* Start Data section *

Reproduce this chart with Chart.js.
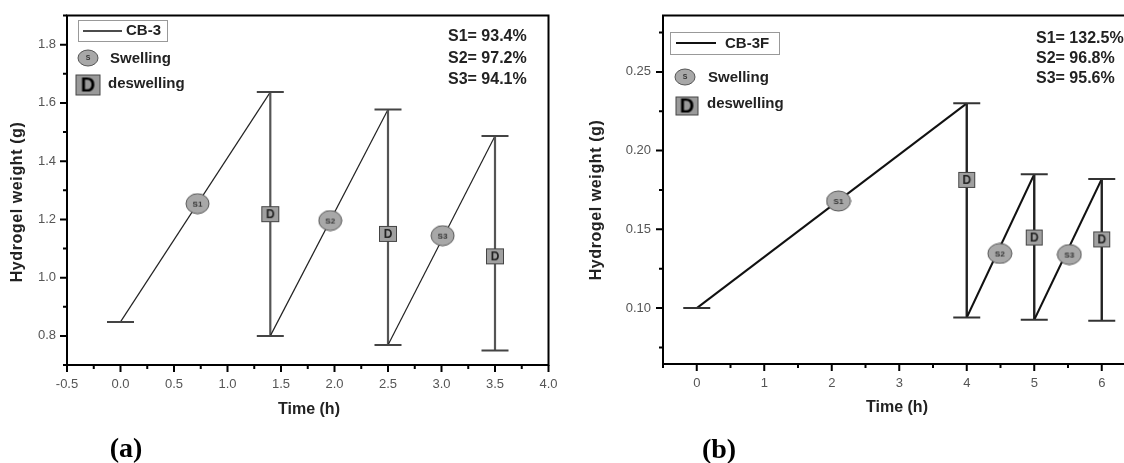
<!DOCTYPE html>
<html>
<head>
<meta charset="utf-8">
<script src="https://cdn.jsdelivr.net/npm/chart.js@4"></script>
<style>
body{margin:0;background:#fff;overflow:hidden;width:1124px;height:463px;position:relative}
#ca{position:absolute;left:0;top:0}
#cb{position:absolute;left:560px;top:0}
</style>
</head>
<body>
<canvas id="ca" width="564" height="463"></canvas>
<canvas id="cb" width="591" height="463"></canvas>
<script>
// (a) CB-3 : swelling / deswelling cycles
var timeA = [0, 1.4, 1.4, 2.5, 2.5, 3.5, 3.5];
var weightA = [0.848, 1.637, 0.800, 1.577, 0.769, 1.486, 0.750];
var swellTimeA = [0.72, 1.96, 3.01];
var swellWeightA = [1.254, 1.196, 1.144];
var swellNamesA = ['S1', 'S2', 'S3'];
var deswellTimeA = [1.4, 2.5, 3.5];
var deswellWeightA = [1.218, 1.150, 1.073];
var ratiosA = ['S1= 93.4%', 'S2= 97.2%', 'S3= 94.1%'];
var xLabelsA = ['-0.5', '0.0', '0.5', '1.0', '1.5', '2.0', '2.5', '3.0', '3.5', '4.0'];
var yLabelsA = ['0.8', '1.0', '1.2', '1.4', '1.6', '1.8'];

// (b) CB-3F
var timeB = [0, 4, 4, 5, 5, 6, 6];
var weightB = [0.100, 0.230, 0.094, 0.185, 0.0926, 0.182, 0.092];
var swellTimeB = [2.1, 4.49, 5.52];
var swellWeightB = [0.168, 0.1347, 0.134];
var swellNamesB = ['S1', 'S2', 'S3'];
var deswellTimeB = [4, 5, 6];
var deswellWeightB = [0.1814, 0.1448, 0.1436];
var ratiosB = ['S1= 132.5%', 'S2= 96.8%', 'S3= 95.6%'];
var xLabelsB = ['0', '1', '2', '3', '4', '5', '6'];
var yLabelsB = ['0.10', '0.15', '0.20', '0.25'];

var FONT = '"Liberation Sans", Arial, sans-serif';

function ellipseIcon(w, h, text, fs){
    var c = document.createElement('canvas');
    c.width = w + 2; c.height = h + 2;
    var g = c.getContext('2d');
    g.beginPath();
    g.ellipse(c.width/2, c.height/2, w/2, h/2, 0, 0, 2*Math.PI);
    g.fillStyle = '#a8a8a8'; g.fill();
    g.strokeStyle = '#555'; g.lineWidth = 1; g.stroke();
    g.fillStyle = '#333';
    g.font = 'bold ' + fs + 'px ' + FONT;
    g.textAlign = 'center'; g.textBaseline = 'middle';
    g.fillText(text, c.width/2, c.height/2 + 0.5);
    return c;
}

function squareIcon(w, h, text, fs, fill, color){
    var c = document.createElement('canvas');
    c.width = w + 2; c.height = h + 2;
    var g = c.getContext('2d');
    g.fillStyle = fill; g.fillRect(1, 1, w, h);
    g.strokeStyle = '#444'; g.lineWidth = 1; g.strokeRect(1.5, 1.5, w - 1, h - 1);
    g.fillStyle = color;
    g.font = 'bold ' + fs + 'px ' + FONT;
    g.textAlign = 'center'; g.textBaseline = 'middle';
    g.fillText(text, c.width/2, c.height/2 + 1);
    return c;
}

function pts(xs, ys){
    return xs.map(function(x, i){ return {x: x, y: ys[i]}; });
}

function labelFrom(arr){
    return function(v){
        for (var i = 0; i < arr.length; i++) {
            if (Math.abs(parseFloat(arr[i]) - v) < 1e-6) return arr[i];
        }
        return '';
    };
}

var decorPlugin = {
    id: 'decor',
    afterDraw: function(chart, args, o){
        var ctx = chart.ctx, area = chart.chartArea;
        var xs = chart.scales.x, ys = chart.scales.y;
        ctx.save();
        ctx.strokeStyle = '#000';
        ctx.lineWidth = 2;
        ctx.strokeRect(area.left, area.top, area.right - area.left, area.bottom - area.top);
        ctx.beginPath();
        xs.ticks.forEach(function(t){
            var p = xs.getPixelForValue(t.value);
            ctx.moveTo(p, area.bottom);
            ctx.lineTo(p, area.bottom + (t.label ? 7 : 4));
        });
        ys.ticks.forEach(function(t){
            var p = ys.getPixelForValue(t.value);
            ctx.moveTo(area.left, p);
            ctx.lineTo(area.left - (t.label ? 7 : 4), p);
        });
        ctx.stroke();

        // axis titles
        ctx.fillStyle = '#222';
        ctx.font = 'bold 16px ' + FONT;
        ctx.textAlign = 'center'; ctx.textBaseline = 'middle';
        ctx.fillText('Time (h)', o.xTitle[0], o.xTitle[1]);
        ctx.save();
        ctx.translate(o.yTitle[0], o.yTitle[1]);
        ctx.rotate(-Math.PI/2);
        ctx.letterSpacing = '0.6px';
        ctx.fillText('Hydrogel weight (g)', 0, 0);
        ctx.restore();

        // legend
        var L = o.legend;
        ctx.strokeStyle = '#999'; ctx.lineWidth = 1;
        ctx.strokeRect(L.box[0] + 0.5, L.box[1] + 0.5, L.box[2], L.box[3]);
        ctx.strokeStyle = '#111'; ctx.lineWidth = L.lineW;
        ctx.beginPath();
        ctx.moveTo(L.line[0], L.line[2]); ctx.lineTo(L.line[1], L.line[2]);
        ctx.stroke();
        ctx.textAlign = 'left';
        ctx.font = 'bold 15px ' + FONT;
        ctx.fillText(L.name, L.nameXY[0], L.nameXY[1]);
        var e = ellipseIcon(20, 16, 'S', 7);
        ctx.drawImage(e, L.swell[0] - e.width/2, L.swell[1] - e.height/2);
        ctx.fillText('Swelling', L.swellText[0], L.swellText[1]);
        var s = squareIcon(L.sq[2], L.sq[3], 'D', 20, '#9a9a9a', '#000');
        ctx.drawImage(s, L.sq[0] - s.width/2, L.sq[1] - s.height/2);
        ctx.fillText('deswelling', L.sqText[0], L.sqText[1]);

        // swelling ratios
        ctx.font = 'bold 16px ' + FONT;
        o.ratios.forEach(function(r, i){
            ctx.fillText(r, o.ratioX, o.ratioY[i]);
        });

        // panel tag
        ctx.font = 'bold 28px "Liberation Serif", "Times New Roman", serif';
        ctx.textAlign = 'center';
        ctx.fillStyle = '#000';
        ctx.fillText(o.tag[0], o.tag[1], o.tag[2]);
        ctx.restore();
    }
};

function makeChart(id, p){
    var vert = function(c){ return c.p0.parsed.x === c.p1.parsed.x; };
    return new Chart(document.getElementById(id), {
        type: 'line',
        data: {
            datasets: [
                {
                    data: pts(p.swellT, p.swellW),
                    showLine: false,
                    pointStyle: p.swellNames.map(function(n){ return ellipseIcon(p.ell[0], p.ell[1], n, 8); }),
                    pointRadius: 10,
                    order: 0
                },
                {
                    data: pts(p.desT, p.desW),
                    showLine: false,
                    pointStyle: p.desT.map(function(){ return squareIcon(p.dsq[0], p.dsq[1], 'D', 12, '#a0a0a0', '#222'); }),
                    pointRadius: 9,
                    order: 0
                },
                {
                    data: pts(p.t, p.w),
                    borderColor: p.diagColor,
                    borderWidth: p.diagW,
                    tension: 0,
                    pointStyle: 'line',
                    pointRadius: p.cap,
                    pointHoverRadius: p.cap,
                    pointBorderWidth: 2,
                    pointBorderColor: p.capColor,
                    segment: {
                        borderColor: function(c){ return vert(c) ? p.vertColor : p.diagColor; },
                        borderWidth: function(c){ return vert(c) ? p.vertW : p.diagW; }
                    },
                    order: 1
                }
            ]
        },
        options: {
            responsive: false,
            animation: false,
            events: [],
            layout: {padding: {top: p.padTop, right: p.padRight, left: 0, bottom: 0}},
            scales: {
                x: {
                    type: 'linear',
                    min: p.xMin, max: p.xMax,
                    grid: {display: false},
                    border: {display: false},
                    afterFit: function(s){ s.height = p.xH; },
                    ticks: {
                        stepSize: p.xStep,
                        autoSkip: false, maxRotation: 0,
                        padding: 4,
                        color: '#555',
                        font: {family: FONT, size: 13},
                        callback: labelFrom(p.xLabels)
                    }
                },
                y: {
                    type: 'linear',
                    min: p.yMin, max: p.yMax,
                    grid: {display: false},
                    border: {display: false},
                    afterFit: function(s){ s.width = p.yW; },
                    ticks: {
                        stepSize: p.yStep,
                        includeBounds: false,
                        autoSkip: false,
                        padding: p.yPad,
                        color: '#555',
                        font: {family: FONT, size: 13},
                        callback: labelFrom(p.yLabels)
                    }
                }
            },
            plugins: {
                legend: {display: false},
                tooltip: {enabled: false},
                decor: p.decor
            }
        },
        plugins: [decorPlugin]
    });
}

makeChart('ca', {
    t: timeA, w: weightA,
    swellT: swellTimeA, swellW: swellWeightA, swellNames: swellNamesA,
    desT: deswellTimeA, desW: deswellWeightA,
    xLabels: xLabelsA, yLabels: yLabelsA,
    xMin: -0.5, xMax: 4.0, xStep: 0.25,
    yMin: 0.7, yMax: 1.9, yStep: 0.1,
    xH: 98, yW: 67, yPad: 3, padRight: 4, padTop: 10,
    cap: 13.5, capColor: '#444',
    diagColor: '#222', diagW: 1.2, vertColor: '#555', vertW: 2.2,
    ell: [23, 20], dsq: [18, 16],
    decor: {
        xTitle: [309, 410],
        yTitle: [18, 202],
        legend: {
            box: [78, 20, 89, 21], line: [83, 122, 31], lineW: 1.3,
            name: 'CB-3', nameXY: [126, 31],
            swell: [88, 58], swellText: [110, 59],
            sq: [88, 85, 25, 21], sqText: [108, 84]
        },
        ratios: ratiosA, ratioX: 448, ratioY: [37, 59, 80],
        tag: ['(a)', 126, 450]
    }
});

makeChart('cb', {
    t: timeB, w: weightB,
    swellT: swellTimeB, swellW: swellWeightB, swellNames: swellNamesB,
    desT: deswellTimeB, desW: deswellWeightB,
    xLabels: xLabelsB, yLabels: yLabelsB,
    xMin: -0.5, xMax: 6.5, xStep: 0.5,
    yMin: 0.0645, yMax: 0.2858, yStep: 0.025,
    xH: 99, yW: 103, yPad: 4, padRight: 6, padTop: 10,
    cap: 13.5, capColor: '#333',
    diagColor: '#111', diagW: 2, vertColor: '#222', vertW: 2.4,
    ell: [24, 20], dsq: [17, 16],
    decor: {
        xTitle: [337, 408],
        yTitle: [37, 200],
        legend: {
            box: [110, 32, 109, 22], line: [116, 156, 43], lineW: 2,
            name: 'CB-3F', nameXY: [165, 44],
            swell: [125, 77], swellText: [148, 78],
            sq: [127, 106, 23, 19], sqText: [147, 104]
        },
        ratios: ratiosB, ratioX: 476, ratioY: [39, 59, 79],
        tag: ['(b)', 159, 451]
    }
});
</script>
</body>
</html>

* End Data section *

Give again, word for word, every line from the top of the data through the line with "var yLabelsA = ['0.8', '1.0', '1.2', '1.4', '1.6', '1.8'];", both ends included, and exclude the pictures.

Reproduce this chart with Chart.js.
<!DOCTYPE html>
<html>
<head>
<meta charset="utf-8">
<script src="https://cdn.jsdelivr.net/npm/chart.js@4"></script>
<style>
body{margin:0;background:#fff;overflow:hidden;width:1124px;height:463px;position:relative}
#ca{position:absolute;left:0;top:0}
#cb{position:absolute;left:560px;top:0}
</style>
</head>
<body>
<canvas id="ca" width="564" height="463"></canvas>
<canvas id="cb" width="591" height="463"></canvas>
<script>
// (a) CB-3 : swelling / deswelling cycles
var timeA = [0, 1.4, 1.4, 2.5, 2.5, 3.5, 3.5];
var weightA = [0.848, 1.637, 0.800, 1.577, 0.769, 1.486, 0.750];
var swellTimeA = [0.72, 1.96, 3.01];
var swellWeightA = [1.254, 1.196, 1.144];
var swellNamesA = ['S1', 'S2', 'S3'];
var deswellTimeA = [1.4, 2.5, 3.5];
var deswellWeightA = [1.218, 1.150, 1.073];
var ratiosA = ['S1= 93.4%', 'S2= 97.2%', 'S3= 94.1%'];
var xLabelsA = ['-0.5', '0.0', '0.5', '1.0', '1.5', '2.0', '2.5', '3.0', '3.5', '4.0'];
var yLabelsA = ['0.8', '1.0', '1.2', '1.4', '1.6', '1.8'];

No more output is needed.